## What is required
For the data below, transcribe the part that opens with the line containing "Recreate this image" and closes with the line containing "const freqStep = 0.1;", exactly and with no pictures.

## Data provided
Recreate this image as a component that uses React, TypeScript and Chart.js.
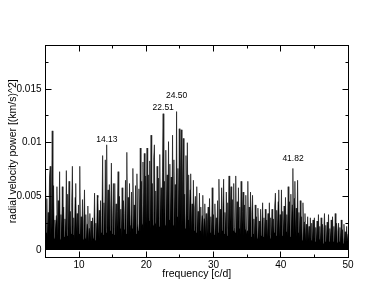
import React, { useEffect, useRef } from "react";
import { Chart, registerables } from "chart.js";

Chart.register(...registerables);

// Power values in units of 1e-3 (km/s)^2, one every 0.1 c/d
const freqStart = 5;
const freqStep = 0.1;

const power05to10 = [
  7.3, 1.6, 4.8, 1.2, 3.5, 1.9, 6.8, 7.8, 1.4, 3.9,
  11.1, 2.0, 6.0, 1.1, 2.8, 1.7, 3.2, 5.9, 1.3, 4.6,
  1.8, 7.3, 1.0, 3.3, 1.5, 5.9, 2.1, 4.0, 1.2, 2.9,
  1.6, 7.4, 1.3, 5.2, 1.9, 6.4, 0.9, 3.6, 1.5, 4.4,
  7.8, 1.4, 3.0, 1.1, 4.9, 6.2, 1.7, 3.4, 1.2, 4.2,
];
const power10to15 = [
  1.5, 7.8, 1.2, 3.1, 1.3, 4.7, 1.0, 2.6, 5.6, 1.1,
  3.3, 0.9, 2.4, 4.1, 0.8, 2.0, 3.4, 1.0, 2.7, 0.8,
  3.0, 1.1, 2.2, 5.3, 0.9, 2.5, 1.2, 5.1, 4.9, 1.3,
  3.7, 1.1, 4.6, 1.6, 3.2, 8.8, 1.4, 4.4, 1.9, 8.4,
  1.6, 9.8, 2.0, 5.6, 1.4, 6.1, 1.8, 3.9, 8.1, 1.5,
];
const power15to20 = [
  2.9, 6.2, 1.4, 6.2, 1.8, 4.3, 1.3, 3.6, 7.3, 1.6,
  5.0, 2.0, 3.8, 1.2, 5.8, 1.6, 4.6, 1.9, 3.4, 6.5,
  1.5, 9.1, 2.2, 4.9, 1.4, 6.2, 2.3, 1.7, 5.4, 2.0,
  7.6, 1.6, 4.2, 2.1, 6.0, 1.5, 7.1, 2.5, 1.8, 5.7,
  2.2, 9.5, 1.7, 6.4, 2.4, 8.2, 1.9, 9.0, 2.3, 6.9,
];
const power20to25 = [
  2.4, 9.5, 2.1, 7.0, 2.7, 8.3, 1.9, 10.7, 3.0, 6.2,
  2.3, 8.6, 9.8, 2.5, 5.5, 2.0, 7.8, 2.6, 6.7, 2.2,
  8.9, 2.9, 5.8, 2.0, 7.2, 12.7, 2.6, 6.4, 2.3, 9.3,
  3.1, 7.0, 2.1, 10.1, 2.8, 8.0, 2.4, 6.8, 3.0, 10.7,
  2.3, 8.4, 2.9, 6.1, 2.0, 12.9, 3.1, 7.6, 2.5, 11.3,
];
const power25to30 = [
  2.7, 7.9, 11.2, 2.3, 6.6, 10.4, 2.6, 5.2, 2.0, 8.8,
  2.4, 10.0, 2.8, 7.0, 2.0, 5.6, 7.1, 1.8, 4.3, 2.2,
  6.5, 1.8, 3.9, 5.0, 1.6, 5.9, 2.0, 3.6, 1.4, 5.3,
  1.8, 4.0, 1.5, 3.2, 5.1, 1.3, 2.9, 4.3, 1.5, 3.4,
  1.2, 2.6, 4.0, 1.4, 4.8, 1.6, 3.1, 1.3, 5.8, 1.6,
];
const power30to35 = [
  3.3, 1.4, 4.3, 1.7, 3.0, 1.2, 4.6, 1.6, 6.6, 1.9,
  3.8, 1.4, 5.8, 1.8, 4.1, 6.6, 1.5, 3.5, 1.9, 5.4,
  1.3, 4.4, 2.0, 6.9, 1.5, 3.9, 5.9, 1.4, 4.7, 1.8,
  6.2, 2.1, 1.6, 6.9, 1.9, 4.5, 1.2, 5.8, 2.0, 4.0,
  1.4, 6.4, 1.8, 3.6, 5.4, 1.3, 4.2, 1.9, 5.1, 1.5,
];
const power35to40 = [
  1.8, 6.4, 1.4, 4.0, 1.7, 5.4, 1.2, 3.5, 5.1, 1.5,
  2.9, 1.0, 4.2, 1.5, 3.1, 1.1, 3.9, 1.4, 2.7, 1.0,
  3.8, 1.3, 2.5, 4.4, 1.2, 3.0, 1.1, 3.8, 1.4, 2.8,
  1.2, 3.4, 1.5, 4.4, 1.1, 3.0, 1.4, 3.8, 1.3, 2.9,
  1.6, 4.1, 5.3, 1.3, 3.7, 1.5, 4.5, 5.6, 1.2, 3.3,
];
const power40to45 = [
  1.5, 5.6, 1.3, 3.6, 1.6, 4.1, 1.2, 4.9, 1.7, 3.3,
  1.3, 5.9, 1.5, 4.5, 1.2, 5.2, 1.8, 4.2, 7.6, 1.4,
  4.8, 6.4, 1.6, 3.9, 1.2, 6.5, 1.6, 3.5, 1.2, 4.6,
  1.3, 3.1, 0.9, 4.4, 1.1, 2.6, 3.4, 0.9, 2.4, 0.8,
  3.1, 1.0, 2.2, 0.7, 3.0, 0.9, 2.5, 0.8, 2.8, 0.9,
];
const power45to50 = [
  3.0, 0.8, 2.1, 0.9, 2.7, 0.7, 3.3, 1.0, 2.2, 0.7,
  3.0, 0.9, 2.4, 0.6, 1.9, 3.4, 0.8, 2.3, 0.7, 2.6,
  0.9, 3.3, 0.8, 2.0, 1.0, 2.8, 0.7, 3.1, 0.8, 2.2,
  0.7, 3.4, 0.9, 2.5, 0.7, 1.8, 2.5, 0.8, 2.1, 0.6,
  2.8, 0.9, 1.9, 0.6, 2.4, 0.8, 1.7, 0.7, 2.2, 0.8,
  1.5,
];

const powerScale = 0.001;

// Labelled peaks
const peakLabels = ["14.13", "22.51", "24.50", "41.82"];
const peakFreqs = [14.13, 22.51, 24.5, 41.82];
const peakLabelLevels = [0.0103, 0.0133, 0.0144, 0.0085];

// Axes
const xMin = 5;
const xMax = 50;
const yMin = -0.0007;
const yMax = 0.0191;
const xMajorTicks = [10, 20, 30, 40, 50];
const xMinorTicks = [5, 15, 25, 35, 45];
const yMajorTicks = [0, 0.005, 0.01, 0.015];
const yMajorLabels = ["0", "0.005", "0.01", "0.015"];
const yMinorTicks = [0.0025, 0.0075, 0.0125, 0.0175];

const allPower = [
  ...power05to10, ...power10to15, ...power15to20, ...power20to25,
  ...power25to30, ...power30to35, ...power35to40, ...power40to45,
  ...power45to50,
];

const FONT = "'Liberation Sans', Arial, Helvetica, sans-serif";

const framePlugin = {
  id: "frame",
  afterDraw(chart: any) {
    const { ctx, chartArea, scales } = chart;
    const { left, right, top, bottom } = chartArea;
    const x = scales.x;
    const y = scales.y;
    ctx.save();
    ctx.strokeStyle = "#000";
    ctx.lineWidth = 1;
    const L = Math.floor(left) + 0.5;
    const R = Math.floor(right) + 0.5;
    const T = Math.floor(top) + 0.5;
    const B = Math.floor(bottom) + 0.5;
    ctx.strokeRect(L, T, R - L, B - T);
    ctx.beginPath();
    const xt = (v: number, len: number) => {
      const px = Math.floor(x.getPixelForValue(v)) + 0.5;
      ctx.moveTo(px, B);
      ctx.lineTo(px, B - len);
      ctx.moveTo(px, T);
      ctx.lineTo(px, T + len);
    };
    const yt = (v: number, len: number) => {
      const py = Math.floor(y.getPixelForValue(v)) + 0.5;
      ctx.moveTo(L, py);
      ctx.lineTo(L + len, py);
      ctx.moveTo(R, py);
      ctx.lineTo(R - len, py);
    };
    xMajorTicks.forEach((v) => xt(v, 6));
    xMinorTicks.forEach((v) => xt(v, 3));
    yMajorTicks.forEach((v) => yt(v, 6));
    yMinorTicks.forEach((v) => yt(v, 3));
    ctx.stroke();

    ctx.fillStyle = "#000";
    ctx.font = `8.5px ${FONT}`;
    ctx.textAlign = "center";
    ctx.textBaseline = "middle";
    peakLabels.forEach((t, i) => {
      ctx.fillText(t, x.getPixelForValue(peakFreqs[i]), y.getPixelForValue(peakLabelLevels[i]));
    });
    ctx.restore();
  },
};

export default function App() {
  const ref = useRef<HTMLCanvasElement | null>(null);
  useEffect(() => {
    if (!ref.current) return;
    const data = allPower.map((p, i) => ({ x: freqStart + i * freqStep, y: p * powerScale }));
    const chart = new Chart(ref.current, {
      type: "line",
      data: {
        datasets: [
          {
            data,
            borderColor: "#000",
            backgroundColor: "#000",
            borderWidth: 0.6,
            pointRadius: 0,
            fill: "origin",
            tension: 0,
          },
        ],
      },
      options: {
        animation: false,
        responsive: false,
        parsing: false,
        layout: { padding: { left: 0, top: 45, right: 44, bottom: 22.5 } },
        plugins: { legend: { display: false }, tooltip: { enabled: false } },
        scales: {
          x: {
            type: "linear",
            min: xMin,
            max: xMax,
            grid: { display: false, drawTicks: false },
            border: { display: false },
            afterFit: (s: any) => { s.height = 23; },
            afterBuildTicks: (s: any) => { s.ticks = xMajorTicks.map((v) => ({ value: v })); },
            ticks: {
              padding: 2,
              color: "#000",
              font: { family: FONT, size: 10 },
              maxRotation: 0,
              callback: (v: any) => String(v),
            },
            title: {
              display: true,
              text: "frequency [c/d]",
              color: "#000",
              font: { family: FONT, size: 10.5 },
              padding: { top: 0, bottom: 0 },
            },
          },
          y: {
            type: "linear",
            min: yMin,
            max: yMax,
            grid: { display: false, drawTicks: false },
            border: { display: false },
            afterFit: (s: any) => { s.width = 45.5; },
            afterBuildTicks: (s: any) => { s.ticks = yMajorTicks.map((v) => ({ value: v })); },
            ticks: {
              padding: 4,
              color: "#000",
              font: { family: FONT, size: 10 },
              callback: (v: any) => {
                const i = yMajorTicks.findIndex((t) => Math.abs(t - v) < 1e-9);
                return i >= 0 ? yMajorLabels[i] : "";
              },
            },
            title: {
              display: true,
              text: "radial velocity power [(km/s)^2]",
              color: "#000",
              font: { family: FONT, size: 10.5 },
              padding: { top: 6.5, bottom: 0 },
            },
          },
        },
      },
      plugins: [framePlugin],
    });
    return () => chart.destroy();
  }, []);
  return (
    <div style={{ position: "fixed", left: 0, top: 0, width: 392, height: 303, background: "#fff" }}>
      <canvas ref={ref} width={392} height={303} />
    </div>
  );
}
...
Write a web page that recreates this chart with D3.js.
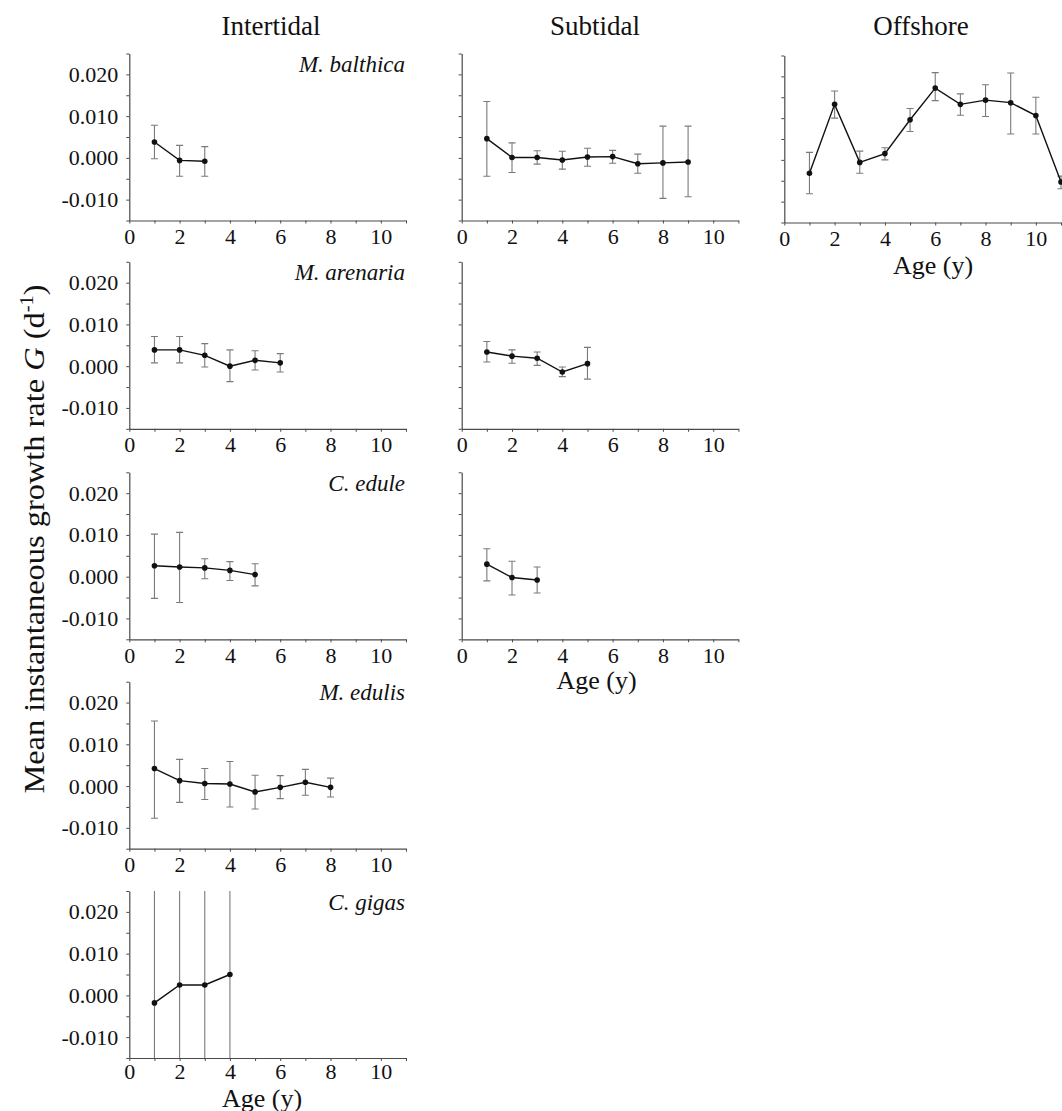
--
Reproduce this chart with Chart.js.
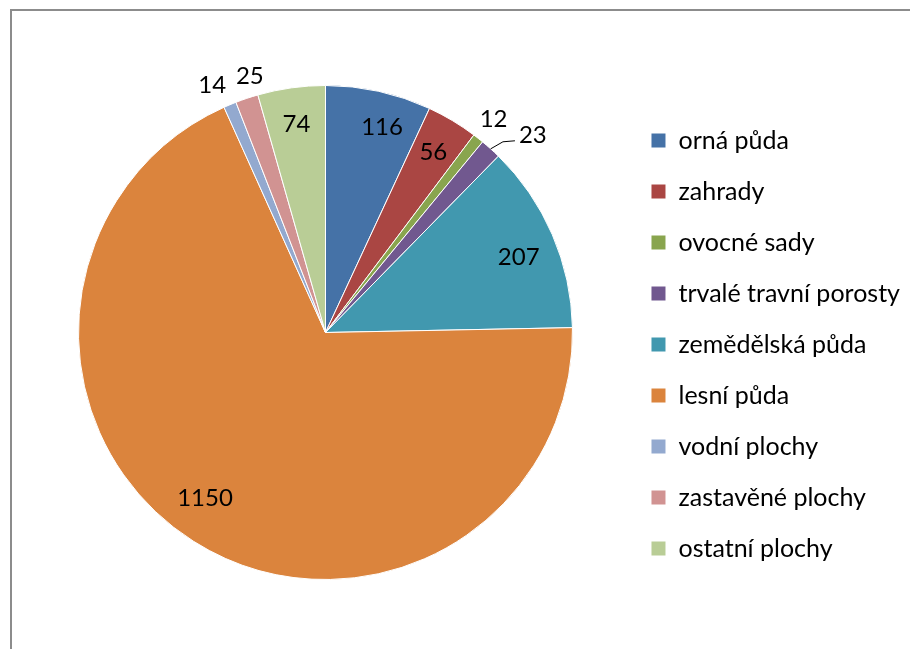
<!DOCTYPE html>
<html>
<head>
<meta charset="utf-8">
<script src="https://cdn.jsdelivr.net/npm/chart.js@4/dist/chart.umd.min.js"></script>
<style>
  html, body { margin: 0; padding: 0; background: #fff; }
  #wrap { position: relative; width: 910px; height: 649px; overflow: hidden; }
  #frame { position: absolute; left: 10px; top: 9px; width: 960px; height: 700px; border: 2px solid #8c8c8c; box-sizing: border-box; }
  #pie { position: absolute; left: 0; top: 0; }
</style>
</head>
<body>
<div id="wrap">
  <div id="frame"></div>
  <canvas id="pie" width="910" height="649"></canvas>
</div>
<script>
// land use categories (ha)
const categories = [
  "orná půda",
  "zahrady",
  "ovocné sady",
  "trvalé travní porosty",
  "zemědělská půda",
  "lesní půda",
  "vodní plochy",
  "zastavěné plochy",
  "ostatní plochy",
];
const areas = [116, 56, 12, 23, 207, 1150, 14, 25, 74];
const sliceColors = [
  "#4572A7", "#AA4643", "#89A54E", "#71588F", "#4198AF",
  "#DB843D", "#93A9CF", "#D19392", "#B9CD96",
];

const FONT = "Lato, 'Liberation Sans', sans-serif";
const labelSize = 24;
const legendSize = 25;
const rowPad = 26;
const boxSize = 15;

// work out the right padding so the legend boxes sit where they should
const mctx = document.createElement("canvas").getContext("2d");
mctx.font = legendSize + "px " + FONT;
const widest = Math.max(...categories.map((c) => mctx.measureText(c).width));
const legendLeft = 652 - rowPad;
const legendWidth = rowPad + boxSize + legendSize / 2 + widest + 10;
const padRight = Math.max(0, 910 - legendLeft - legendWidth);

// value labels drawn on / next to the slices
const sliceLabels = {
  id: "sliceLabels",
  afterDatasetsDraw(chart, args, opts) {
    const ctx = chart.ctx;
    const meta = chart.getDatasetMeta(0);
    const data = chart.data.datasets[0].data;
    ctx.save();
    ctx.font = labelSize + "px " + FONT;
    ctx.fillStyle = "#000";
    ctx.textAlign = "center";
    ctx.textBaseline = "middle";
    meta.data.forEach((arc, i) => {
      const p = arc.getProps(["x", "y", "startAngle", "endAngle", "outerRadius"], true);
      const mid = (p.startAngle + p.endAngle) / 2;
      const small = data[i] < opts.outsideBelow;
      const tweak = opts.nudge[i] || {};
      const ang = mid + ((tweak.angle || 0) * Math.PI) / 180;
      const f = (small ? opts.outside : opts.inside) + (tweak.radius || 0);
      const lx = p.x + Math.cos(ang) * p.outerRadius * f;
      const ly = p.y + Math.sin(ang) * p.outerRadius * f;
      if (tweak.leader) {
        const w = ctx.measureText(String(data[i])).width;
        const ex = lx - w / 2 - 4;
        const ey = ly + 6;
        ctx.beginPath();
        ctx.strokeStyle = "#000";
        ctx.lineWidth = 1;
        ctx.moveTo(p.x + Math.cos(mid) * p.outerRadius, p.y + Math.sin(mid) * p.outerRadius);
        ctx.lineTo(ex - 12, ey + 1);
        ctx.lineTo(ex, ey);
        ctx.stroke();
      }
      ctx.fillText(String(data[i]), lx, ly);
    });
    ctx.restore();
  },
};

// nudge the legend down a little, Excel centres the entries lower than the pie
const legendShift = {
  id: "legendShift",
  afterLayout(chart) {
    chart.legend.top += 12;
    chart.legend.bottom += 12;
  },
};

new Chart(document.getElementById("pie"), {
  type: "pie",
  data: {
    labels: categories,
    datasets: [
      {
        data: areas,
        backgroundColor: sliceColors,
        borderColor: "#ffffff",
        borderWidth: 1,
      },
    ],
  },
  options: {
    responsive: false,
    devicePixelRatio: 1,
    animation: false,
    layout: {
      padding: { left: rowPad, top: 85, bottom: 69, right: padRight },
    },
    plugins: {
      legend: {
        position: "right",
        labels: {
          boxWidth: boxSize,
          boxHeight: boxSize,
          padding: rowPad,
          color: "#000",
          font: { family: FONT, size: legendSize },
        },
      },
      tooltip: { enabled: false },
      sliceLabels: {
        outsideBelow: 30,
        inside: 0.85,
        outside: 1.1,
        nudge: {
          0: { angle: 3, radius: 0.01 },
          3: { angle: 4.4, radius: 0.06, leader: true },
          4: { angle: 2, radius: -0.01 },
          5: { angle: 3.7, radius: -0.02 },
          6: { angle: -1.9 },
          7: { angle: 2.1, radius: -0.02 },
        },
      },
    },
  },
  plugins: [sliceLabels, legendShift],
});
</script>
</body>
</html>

## Finished exercise
Recreate this image as a component that uses React, TypeScript and Chart.js.
import React, { useEffect, useRef } from "react";
import { Chart, registerables } from "chart.js";

Chart.register(...registerables);

// Power values in units of 1e-3 (km/s)^2, one every 0.1 c/d
const freqStart = 5;
const freqStep = 0.1;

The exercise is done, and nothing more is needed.